Water can exist in three states—solid, liquid, and gas. Can you spot each of those phases in this photo of Earth?
Solid water is ice, including the frozen, white caps at the top and bottom of the world. Blue oceans, lakes, and seas contain liquid water. White, swirling clouds are made of water vapor, a gas.
Even microscopic life needs water to survive. Many one-celled organisms thrive in wet areas, such as ponds. They are basically floating bags of water, some with tiny hairs or tails for swimming. Their cell walls hold in their innards. The innards are light-sensitive and contain digested bits of food and genetic material. ▶
The biggest ocean isn’t the Pacific. It’s all of Earth’s oceans combined, including the Pacific, Atlantic, Indian, Arctic, and Antarctic. They flow into each other as they swirl around the continents, forming one huge body of water. About three-fourths of Earth’s surface is covered with water or ice.

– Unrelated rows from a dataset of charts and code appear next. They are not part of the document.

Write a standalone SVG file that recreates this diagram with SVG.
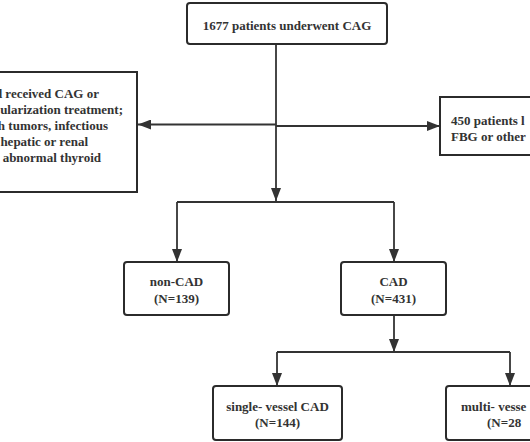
<svg xmlns="http://www.w3.org/2000/svg" width="530" height="442" viewBox="0 0 530 442">
<style>
.box{fill:#fff;stroke:#2b2b2b;stroke-width:2}
.ln{fill:none;stroke:#333;stroke-width:1.8}
text{font-family:"Liberation Serif","Times New Roman",serif;font-weight:bold;font-size:13px;fill:#333}
.c{text-anchor:middle}
.e{text-anchor:end}
</style>
<defs>
<marker id="ah" markerUnits="userSpaceOnUse" markerWidth="13" markerHeight="10" refX="13" refY="5" orient="auto">
<path d="M0,0 L13,5 L0,10 z" fill="#333"/>
</marker>
</defs>
<rect width="530" height="442" fill="#fff"/>
<g id="connectors">
<line class="ln" x1="276" y1="44" x2="276" y2="201" marker-end="url(#ah)"/>
<line class="ln" x1="276" y1="124.5" x2="138" y2="124.5" marker-end="url(#ah)"/>
<line class="ln" x1="276" y1="126" x2="440" y2="126" marker-end="url(#ah)"/>
<line class="ln" x1="177" y1="202" x2="394" y2="202"/>
<line class="ln" x1="177" y1="202" x2="177" y2="262" marker-end="url(#ah)"/>
<line class="ln" x1="394" y1="202" x2="394" y2="262" marker-end="url(#ah)"/>
<line class="ln" x1="394" y1="315" x2="394" y2="352" marker-end="url(#ah)"/>
<line class="ln" x1="277" y1="352" x2="510" y2="352"/>
<line class="ln" x1="277" y1="352" x2="277" y2="386" marker-end="url(#ah)"/>
<line class="ln" x1="510" y1="352" x2="510" y2="386" marker-end="url(#ah)"/>
</g>
<g id="top">
<rect class="box" x="187" y="3" width="200" height="41" rx="3"/>
<text class="c" x="287" y="29.5">1677 patients underwent CAG</text>
</g>
<g id="excluded-left">
<rect class="box" x="-5" y="72" width="142" height="120"/>
<text class="e" x="99" y="97.5">d received CAG or</text>
<text class="e" x="123" y="113.5">ularization treatment;</text>
<text class="e" x="108" y="129.5">h tumors, infectious</text>
<text class="e" x="88" y="145.5">hepatic or renal</text>
<text class="e" x="101" y="161.5">r abnormal thyroid</text>
</g>
<g id="excluded-right">
<rect class="box" x="440" y="97" width="100" height="58"/>
<text x="451" y="124.5">450 patients l</text>
<text x="451" y="140.5">FBG or other</text>
</g>
<g id="noncad">
<rect class="box" x="124" y="262" width="105" height="53" rx="3"/>
<text class="c" x="176.5" y="286">non-CAD</text>
<text class="c" x="176.5" y="302.5">(N=139)</text>
</g>
<g id="cad">
<rect class="box" x="341" y="262" width="105" height="53" rx="3"/>
<text class="c" x="393.5" y="286">CAD</text>
<text class="c" x="393.5" y="302.5">(N=431)</text>
</g>
<g id="single">
<rect class="box" x="213" y="386" width="129" height="54" rx="3"/>
<text class="c" x="277.5" y="411">single- vessel CAD</text>
<text class="c" x="277.5" y="427">(N=144)</text>
</g>
<g id="multi">
<rect class="box" x="446" y="386" width="129" height="54" rx="3"/>
<text x="461" y="411">multi- vesse</text>
<text x="487" y="427">(N=28</text>
</g>
</svg>
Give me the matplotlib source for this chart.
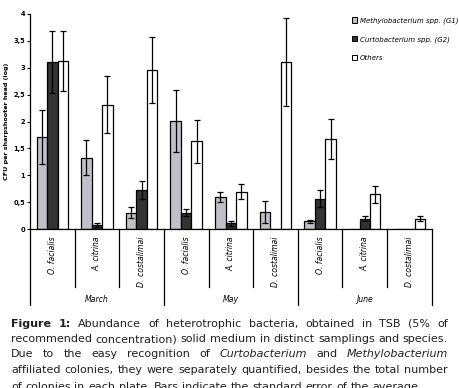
import numpy as np
import matplotlib.pyplot as plt
from matplotlib.transforms import blended_transform_factory
from matplotlib.patches import Patch

plt.rcParams['font.family'] = ['DejaVu Sans']

# data (log CFU per head)
months = ['March', 'May', 'June']
species = ['O. facialis', 'A. citrina', 'D. costalimai']
g1 = [1.72, 1.33, 0.31, 2.01, 0.60, 0.32, 0.15, 0, 0]
g1_err = [0.50, 0.32, 0.10, 0.57, 0.09, 0.20, 0.03, 0, 0]
g2 = [3.10, 0.08, 0.73, 0.31, 0.11, 0, 0.57, 0.20, 0]
g2_err = [0.58, 0.03, 0.17, 0.06, 0.04, 0, 0.15, 0.05, 0]
others = [3.12, 2.31, 2.96, 1.63, 0.70, 3.10, 1.67, 0.65, 0.20]
others_err = [0.56, 0.53, 0.61, 0.40, 0.14, 0.82, 0.37, 0.16, 0.05]
legend_labels = ['Methylobacterium spp. (G1)', 'Curtobacterium spp. (G2)', 'Others']
ytick_labels = ['0', '0,5', '1', '1,5', '2', '2,5', '3', '3,5', '4']

W, H = 460, 388
fig = plt.figure(figsize=(W / 100, H / 100), dpi=100)
ax = fig.add_axes([30 / W, 1 - 229.3 / H, 401.7 / W, 215.6 / H])

x = np.arange(len(g1))
w = 0.235
colors = ['#c1bfc7', '#333333', 'white']
series = [(g1, g1_err), (g2, g2_err), (others, others_err)]
for i, (vals, errs) in enumerate(series):
    pos = x + (i - 1) * w
    ax.bar(pos, vals, w, color=colors[i], edgecolor='black', linewidth=0.9)
    v = np.array(vals)
    e = np.array(errs)
    m = v > 0
    ax.errorbar(pos[m], v[m], yerr=e[m], fmt='none', ecolor='black',
                elinewidth=0.9, capsize=2.3, capthick=0.9)

ax.set_xlim(-0.5, len(g1) - 0.5)
ax.set_ylim(0, 4)
ax.set_yticks(np.arange(0, 4.01, 0.5))
ax.set_yticklabels(ytick_labels, fontsize=4.8, fontweight='bold')
ax.tick_params(axis='y', length=2, width=0.8, pad=1.5)
ax.set_xticks([])
for s in ['top', 'right']:
    ax.spines[s].set_visible(False)
ax.spines['left'].set_linewidth(0.9)
ax.spines['bottom'].set_linewidth(0.9)
ax.set_ylabel('CFU per sharpshooter head (log)', fontsize=4.6, fontweight='bold', labelpad=3)

# category labels and divider lines below the axis
trans = blended_transform_factory(ax.transData, ax.transAxes)
for k in range(len(g1)):
    ax.text(k, -0.035, species[k % 3], transform=trans, rotation=90,
            ha='center', va='top', fontsize=5.6, fontstyle='italic')
for k in range(len(g1) + 1):
    low = -0.351 if k % 3 == 0 else -0.268
    ax.plot([k - 0.5, k - 0.5], [0, low], transform=trans, color='black',
            linewidth=0.9, clip_on=False)
for j, mth in enumerate(months):
    ax.text(3 * j + 1, -0.324, mth, transform=trans, ha='center', va='center',
            fontsize=5.6, fontstyle='italic')

handles = [Patch(facecolor=c, edgecolor='black', linewidth=0.7) for c in colors]
leg = ax.legend(handles, legend_labels, loc='upper left', bbox_to_anchor=(0.785, 1.012),
                frameon=False, prop={'size': 5.0, 'style': 'italic'},
                handlelength=0.8, handleheight=0.8, handletextpad=0.4, labelspacing=1.75)

# caption, justified like the original
caption = [
    [('Figure 1:', 'bold', 'normal'), ('Abundance of heterotrophic bacteria, obtained in TSB (5% of', 'normal', 'normal')],
    [('recommended concentration) solid medium in distinct samplings and species.', 'normal', 'normal')],
    [('Due to the easy recognition of', 'normal', 'normal'), ('Curtobacterium', 'normal', 'italic'),
     ('and', 'normal', 'normal'), ('Methylobacterium', 'normal', 'italic')],
    [('affiliated colonies, they were separately quantified, besides the total number', 'normal', 'normal')],
    [('of colonies in each plate. Bars indicate the standard error of the average.', 'normal', 'normal')],
]
baselines = [326.8, 342.0, 357.4, 372.8, 389.5]
left, right = 11, 448
renderer = fig.canvas.get_renderer()

# size the caption font so the naturally full second line spans the column
probe = fig.text(0, 0, caption[1][0][0], fontsize=10)
fs = 10 * (right - left) / probe.get_window_extent(renderer).width
probe.remove()

p1 = fig.text(0, 0, 'a a', fontsize=fs)
p2 = fig.text(0, 0, 'aa', fontsize=fs)
space = p1.get_window_extent(renderer).width - p2.get_window_extent(renderer).width
p1.remove()
p2.remove()

for li, line in enumerate(caption):
    words = []
    for text, weight, style in line:
        for wd in text.split():
            t = fig.text(0, 0, wd, fontsize=fs, fontweight=weight, fontstyle=style,
                         color='#231f20', va='baseline', ha='left')
            words.append(t)
    widths = [t.get_window_extent(renderer).width for t in words]
    if li < len(caption) - 1:
        gap = (right - left - sum(widths)) / (len(words) - 1)
    else:
        gap = space
    xp = left
    for t, wdt in zip(words, widths):
        t.set_position((xp / W, 1 - baselines[li] / H))
        xp += wdt + gap

fig.savefig('out.png', dpi=100)
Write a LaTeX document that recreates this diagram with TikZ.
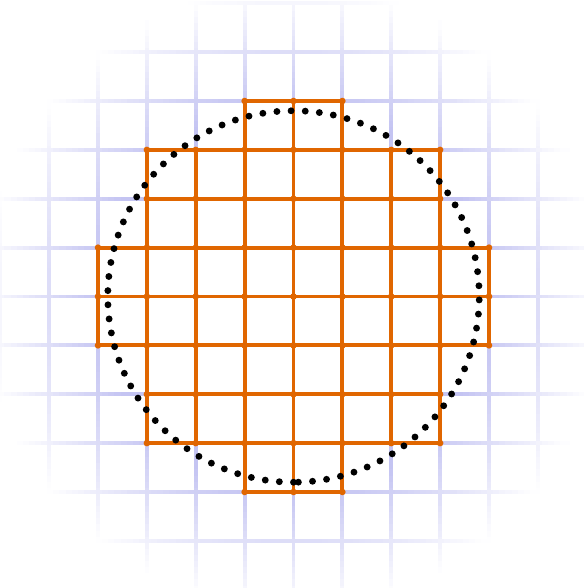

◀ How do tall trees move nutrient-rich water from their roots to their tops? After all, the trip can involve going up several stories against the force of gravity! Trees have very long, thin phloems, or tubes. Water rises in these tiny tubes through a process called capillary action. How can you see capillary action in action? Set the stem of a carnation flower in colored water overnight. To make colored water, add a few drops of red or blue food coloring to a glass of water.